Why Humour is so Difficult to Translate
Last Updated On: August 18, 2021 by The Migration Translators
A good but simple definition of humour is something that causes others to laugh or feel amused. However, what could make one person laugh may not make another person laugh. This has to be taken into account when translating humour. The difficulty with the definition of humour is its subjectivity. Many authors at some time or other have tried to seek out a proper definition of humour, while many have simply reached the conclusion that no real definition can be found.
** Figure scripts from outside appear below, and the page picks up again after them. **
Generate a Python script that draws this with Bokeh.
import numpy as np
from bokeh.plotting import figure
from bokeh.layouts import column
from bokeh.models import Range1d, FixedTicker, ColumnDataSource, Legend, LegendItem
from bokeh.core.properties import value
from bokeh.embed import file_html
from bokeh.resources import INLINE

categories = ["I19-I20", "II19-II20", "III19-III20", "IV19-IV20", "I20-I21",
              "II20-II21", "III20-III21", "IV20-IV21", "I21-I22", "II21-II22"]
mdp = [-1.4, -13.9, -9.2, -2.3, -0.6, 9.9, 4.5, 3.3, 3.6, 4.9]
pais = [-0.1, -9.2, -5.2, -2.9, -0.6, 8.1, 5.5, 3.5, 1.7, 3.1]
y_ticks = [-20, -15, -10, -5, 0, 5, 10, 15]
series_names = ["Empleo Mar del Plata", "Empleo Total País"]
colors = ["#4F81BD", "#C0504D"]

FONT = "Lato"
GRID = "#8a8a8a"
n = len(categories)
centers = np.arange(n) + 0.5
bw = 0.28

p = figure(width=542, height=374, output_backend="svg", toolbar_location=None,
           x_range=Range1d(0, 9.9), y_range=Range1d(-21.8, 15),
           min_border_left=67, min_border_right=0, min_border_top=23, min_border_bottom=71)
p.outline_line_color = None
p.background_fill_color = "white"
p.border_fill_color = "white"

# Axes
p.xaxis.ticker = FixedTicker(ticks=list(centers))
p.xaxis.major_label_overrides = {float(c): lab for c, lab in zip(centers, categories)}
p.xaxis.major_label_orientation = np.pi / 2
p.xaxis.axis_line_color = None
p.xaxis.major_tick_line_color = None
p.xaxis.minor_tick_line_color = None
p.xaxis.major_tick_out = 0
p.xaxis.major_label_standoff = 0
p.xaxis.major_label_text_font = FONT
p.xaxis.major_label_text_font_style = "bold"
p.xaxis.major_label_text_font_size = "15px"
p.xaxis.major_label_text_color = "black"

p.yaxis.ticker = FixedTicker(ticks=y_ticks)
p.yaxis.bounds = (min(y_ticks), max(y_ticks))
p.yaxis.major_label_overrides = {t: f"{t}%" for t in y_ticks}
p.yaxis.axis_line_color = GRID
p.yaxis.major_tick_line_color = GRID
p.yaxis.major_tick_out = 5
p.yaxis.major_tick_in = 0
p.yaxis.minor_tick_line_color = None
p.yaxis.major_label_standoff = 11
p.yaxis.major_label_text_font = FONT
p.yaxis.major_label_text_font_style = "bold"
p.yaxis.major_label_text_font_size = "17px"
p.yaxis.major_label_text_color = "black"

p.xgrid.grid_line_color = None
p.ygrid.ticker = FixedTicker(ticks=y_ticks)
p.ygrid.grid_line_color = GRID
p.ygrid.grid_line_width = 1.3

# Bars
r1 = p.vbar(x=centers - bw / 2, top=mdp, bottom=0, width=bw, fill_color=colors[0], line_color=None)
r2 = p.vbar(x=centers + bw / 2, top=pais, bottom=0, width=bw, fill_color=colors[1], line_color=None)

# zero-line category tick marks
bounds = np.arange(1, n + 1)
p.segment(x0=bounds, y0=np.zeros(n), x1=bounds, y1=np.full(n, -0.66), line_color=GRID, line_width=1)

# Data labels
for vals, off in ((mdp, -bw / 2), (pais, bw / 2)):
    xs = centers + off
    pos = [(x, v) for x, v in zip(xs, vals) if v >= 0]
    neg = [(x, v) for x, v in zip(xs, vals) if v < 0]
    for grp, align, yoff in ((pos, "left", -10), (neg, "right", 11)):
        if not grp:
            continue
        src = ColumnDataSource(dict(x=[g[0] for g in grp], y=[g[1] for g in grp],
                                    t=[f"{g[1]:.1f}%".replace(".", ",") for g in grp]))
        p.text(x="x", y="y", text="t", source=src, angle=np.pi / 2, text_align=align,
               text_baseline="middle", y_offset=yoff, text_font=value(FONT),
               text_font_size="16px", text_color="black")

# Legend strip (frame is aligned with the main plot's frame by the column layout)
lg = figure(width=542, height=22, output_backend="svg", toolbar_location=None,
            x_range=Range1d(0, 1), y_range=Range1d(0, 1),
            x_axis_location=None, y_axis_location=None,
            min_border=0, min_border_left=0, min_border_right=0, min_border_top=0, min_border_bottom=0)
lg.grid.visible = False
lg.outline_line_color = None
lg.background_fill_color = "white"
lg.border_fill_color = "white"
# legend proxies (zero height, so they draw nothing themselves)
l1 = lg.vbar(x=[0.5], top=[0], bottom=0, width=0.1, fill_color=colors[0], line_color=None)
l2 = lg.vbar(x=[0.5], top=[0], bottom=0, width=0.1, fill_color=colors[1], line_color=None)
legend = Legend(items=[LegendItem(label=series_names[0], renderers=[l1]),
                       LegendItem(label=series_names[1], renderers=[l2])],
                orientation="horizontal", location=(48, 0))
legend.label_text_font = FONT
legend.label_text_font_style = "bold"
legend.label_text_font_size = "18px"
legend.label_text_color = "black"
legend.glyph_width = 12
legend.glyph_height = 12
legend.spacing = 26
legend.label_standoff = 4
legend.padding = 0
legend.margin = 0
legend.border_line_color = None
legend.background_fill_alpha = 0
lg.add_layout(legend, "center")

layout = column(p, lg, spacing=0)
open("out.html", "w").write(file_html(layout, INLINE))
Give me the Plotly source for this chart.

Humour is found in everyday communication and it plays various roles. Sometimes a person wants to stand out from others so says something humorous to attract their attention while often it occurs spontaneously relating to an incident that has just taken place. There are professional comedians who make a living out of humour too. Most of the time humour only takes place in a single language but there are times like in international conferences when a speaker cracks a joke and an interpreter has to somehow accurately translate it so its meaning is preserved and not lost in translation.
Humour rarely stands out on its own and is usually linked to the context where it takes place. It’s often related to a specific culture making it particularly difficult for a translator or interpreter to translate into another language. Even though humour is not uncommon in everyday life, it is, in fact, difficult to translate.
Language professor, Raphaelson-West, stated in one of his journals articles recently that he considers there are three general joke categories. These are:
- linguistic jokes,
- cultural jokes
- universal jokes.
On the question of linguistic jokes, comedian Dan Antopolski, had an award-winning joke which was “Hedgehogs – why can’t they just share the hedge?” This is fine in English but trying to translate into any other language is difficult because hog has two meanings. This is a virtually insurmountable challenge for even the most highly skilled and experienced translator. Cultural jokes are said to be easier to translate.
Humour often isn’t learned but is part of a person’s talent and not everyone finds the same things humorous. Translating humour is very much dependent on how the translator understands the humour. Often a translator can’t accurately translate humour and if he or she is given a translation job that involves translating humour but no equivalent language in the target language can be found the translator will just say the text is untranslatable.
Translating Humour From Other Countries
Today, there are lots of English humorous TV series or movies that appear in other countries after they have been translated. Sometimes subtitles are used while at other times dubbing is used. As humour is part of the culture where it originates from sometimes subtitles don’t express the language spoken as humorous. Even if the translator has a huge amount of knowledge of both languages sometimes humour is too sophisticated for the translator to be able to convey just the right meaning in the translation. Humour is so rooted in the culture that it becomes a part of a culture’s way of life. A thorough, in-depth understanding of the source and target languages, is necessary as well as being able to interchange cultures.
Some kinds of humour like wordplay depend heavily on the linguistic features found in the source language. This means the translation is complicated because many languages differ so much in their semantic and grammatical structures. Finding a suitable translation that ensures the joke is understood is extremely difficult because of the vast differences between languages and cultures. Arabic and English have little in common so translating humour may never be realistically accurate.
Two Possible Solutions to Translating Humour
There are two main methods to help to resolve the difficulties with translating humour. The 1st is using a cultural note. This is commonly found in westernized or subtitled Japanese shows. A cultural note explains what it means when Japanese viewers are the only ones likely to understand the joke. The key problem with a cultural note is that it may potentially distract and even confuse a viewer which could result in ruining the impact of the joke. The 2nd potential solution is finding a very clever translator. There are one or two around who are able to put together a precise meaning in a translation so that the joke can be equally understood and found to be funny in two languages.
It takes a skilled interpreter, translator, or localization specialist to be able to absorb and reproduce humour and its cultural references for an audience that likes being amused. Time after time the conclusion is that the complex nature of a bilingual brain could be the key to navigating these complicated, comical waters. What everyone wants is to be able to share humour beyond the boundaries of language and culture.